Inhabitants of Suffolk should not be unduly overawed by such heroism.  My second journey story is, in its smaller scale and quieter way, something of an epic.  It is about a journey in 2016 from East Anglia to the furthest tip of Britain by James Jenkins, a youth worker who had taken up weaving, and his wife Katie, a primary school head teacher.   Their less evangelical aim was to buy one of the last surviving  Hattersley Treadle-powered domestic looms and bring it home.  It had taken a year to locate one.  The only boat  involved in their journey was the ferry plying between Uig on Skye and Tarbet on Harris in the usual teeming rain and churning sea.  Starting near the Suffolk coast, driving an old Land Rover and towing a trailer, they took two and a half days to reach the island of Harris.

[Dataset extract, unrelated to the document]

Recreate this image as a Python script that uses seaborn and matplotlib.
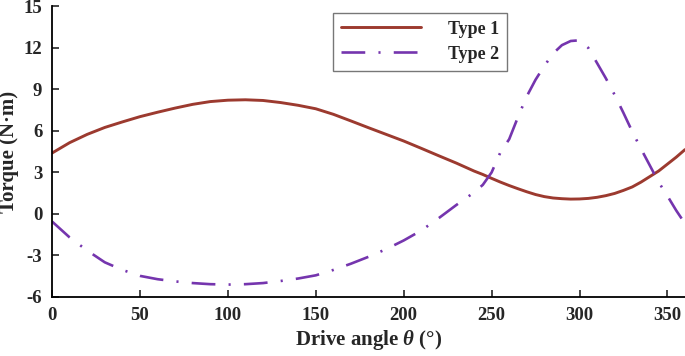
import numpy as np
import pandas as pd
import matplotlib
matplotlib.use("Agg")
import matplotlib.pyplot as plt
import seaborn as sns

# drive angle (deg)
angle = [0, 10, 20, 30, 40, 50, 60, 70, 80, 90, 100, 110, 120, 130, 140, 150,
         160, 170, 180, 190, 200, 210, 220, 230, 240, 245, 250, 255, 260, 265,
         270, 275, 280, 285, 290, 295, 300, 305, 310, 315, 320, 325, 330, 335,
         340, 345, 350, 355, 360]

type1 = [4.4, 5.15, 5.75, 6.25, 6.65, 7.03, 7.35, 7.65, 7.92, 8.12, 8.22, 8.25,
         8.2, 8.05, 7.85, 7.6, 7.2, 6.72, 6.23, 5.75, 5.27, 4.74, 4.2, 3.67, 3.1,
         2.85, 2.57, 2.3, 2.05, 1.82, 1.6, 1.4, 1.25, 1.15, 1.1, 1.07, 1.08, 1.12,
         1.2, 1.32, 1.48, 1.7, 1.95, 2.3, 2.7, 3.1, 3.6, 4.1, 4.65]

type2 = [-0.55, -1.7, -2.65, -3.5, -4.05, -4.48, -4.72, -4.88, -5.0, -5.08, -5.11,
         -5.08, -5.0, -4.85, -4.67, -4.44, -4.05, -3.6, -3.1, -2.55, -1.92, -1.2,
         -0.3, 0.65, 1.55, 2.1, 3.0, 4.45, 5.4, 7.0, 8.5, 9.7, 10.7, 11.6, 12.2,
         12.5, 12.55, 12.0, 10.9, 9.8, 8.6, 7.3, 5.95, 4.7, 3.5, 2.3, 1.3, 0.25,
         -0.7]

df = pd.DataFrame({"angle": angle, "Type 1": type1, "Type 2": type2})

sns.set_style("ticks")
plt.rcParams["font.family"] = ["Liberation Serif", "DejaVu Serif"]
plt.rcParams["font.weight"] = "bold"
plt.rcParams["axes.unicode_minus"] = False
plt.rcParams["mathtext.fontset"] = "custom"
plt.rcParams["mathtext.it"] = "Liberation Serif:italic:bold"
plt.rcParams["mathtext.rm"] = "Liberation Serif:bold"

fig = plt.figure(figsize=(6.85, 3.56), dpi=100)
ax = fig.add_axes([0.076, 0.166, 0.924, 0.816])

sns.lineplot(data=df, x="angle", y="Type 1", ax=ax, color="#9C3A2F",
             linewidth=2.1, label="Type 1", sort=False)
sns.lineplot(data=df, x="angle", y="Type 2", ax=ax, color="#7535AE",
             linewidth=1.9, label="Type 2", sort=False)
ax.lines[1].set_dashes([9, 5, 0.8, 5])

ax.set_xlim(0, 360)
ax.set_ylim(-6, 15)
ax.set_xticks(range(0, 351, 50))
ax.set_yticks(range(-6, 16, 3))
ax.tick_params(direction="in", length=5, width=1.2, labelsize=13.5, pad=7)
for lab in ax.get_xticklabels() + ax.get_yticklabels():
    lab.set_fontweight("bold")

sns.despine(ax=ax)
for s in ["left", "bottom"]:
    ax.spines[s].set_linewidth(1.3)
    ax.spines[s].set_color("black")

ax.set_xlabel(r"Drive angle $\theta$ (°)", fontsize=15, fontweight="bold", labelpad=3)
ax.set_ylabel("Torque (N·m)", fontsize=15, fontweight="bold", labelpad=0)
ax.yaxis.set_label_coords(-0.052, 0.5)

leg = ax.legend(loc="upper left", bbox_to_anchor=(0.43, 1.01), fontsize=13,
                handlelength=4.4, handletextpad=1.5, borderpad=0.45,
                labelspacing=0.45, fancybox=False, frameon=True)
leg.get_frame().set_edgecolor("#555555")
leg.get_frame().set_linewidth(1.0)
for t in leg.get_texts():
    t.set_fontweight("bold")

fig.savefig("out.png", dpi=100)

The Harris tweed weavers did not look kindly on anyone selling a home loom to the English. But the Jenkinses had come to buy a loom that had sat unused for decades from a couple who had recently moved to the Island.   The purchase was in all senses counter-cultural.   James and Katie stayed on the edge of the village of Arnol on the old coastal road for 3-4 nights in a converted  Blackhouse (the museum held an original Blackhouse with its sooty open fire and hole in the roof).  The loom was less quaintly housed against a wall in a dilapidated shack open on one side, was rusted and contained birds’ nests.  Such looms varied in weight between 300-400 kilograms.  They had been told not to worry, help would be at hand.  It wasn’t.   Katie even briefly contemplated calling it a day and renaming their trip a holiday.  But they did get the loom back to Suffolk.

Then came many years restoration work in a Sudbourne Park workshop near Orford: learning metalwork, manufacturing the loom’s unique nuts and bolts, struggling with the tension of the warp, repairing and designing, and generally learning the skills of a 19th century home weaver. 
The old crofter weavers are still retained on Harris, but large mills, sometimes owned by international investors, do a lot of the work.  Katie and James weave and do everything else, preparation and design,  themselves. The final  product was, and is, of the highest quality: beautiful  blankets and scarfs,  [[email protected].] a challenge to  branded, industrialised and - inevitably - lower quality modern textiles.

Livingstone and Lieutenant Young and their rusty steamship, Katie and James Jenkins and their rusty loom: both the age-old story of  Humanity’s control over Metal and Machines.  Two journeys, two triumphs of the human spirit coming to grips with technology.    Both in their different ways magnificent.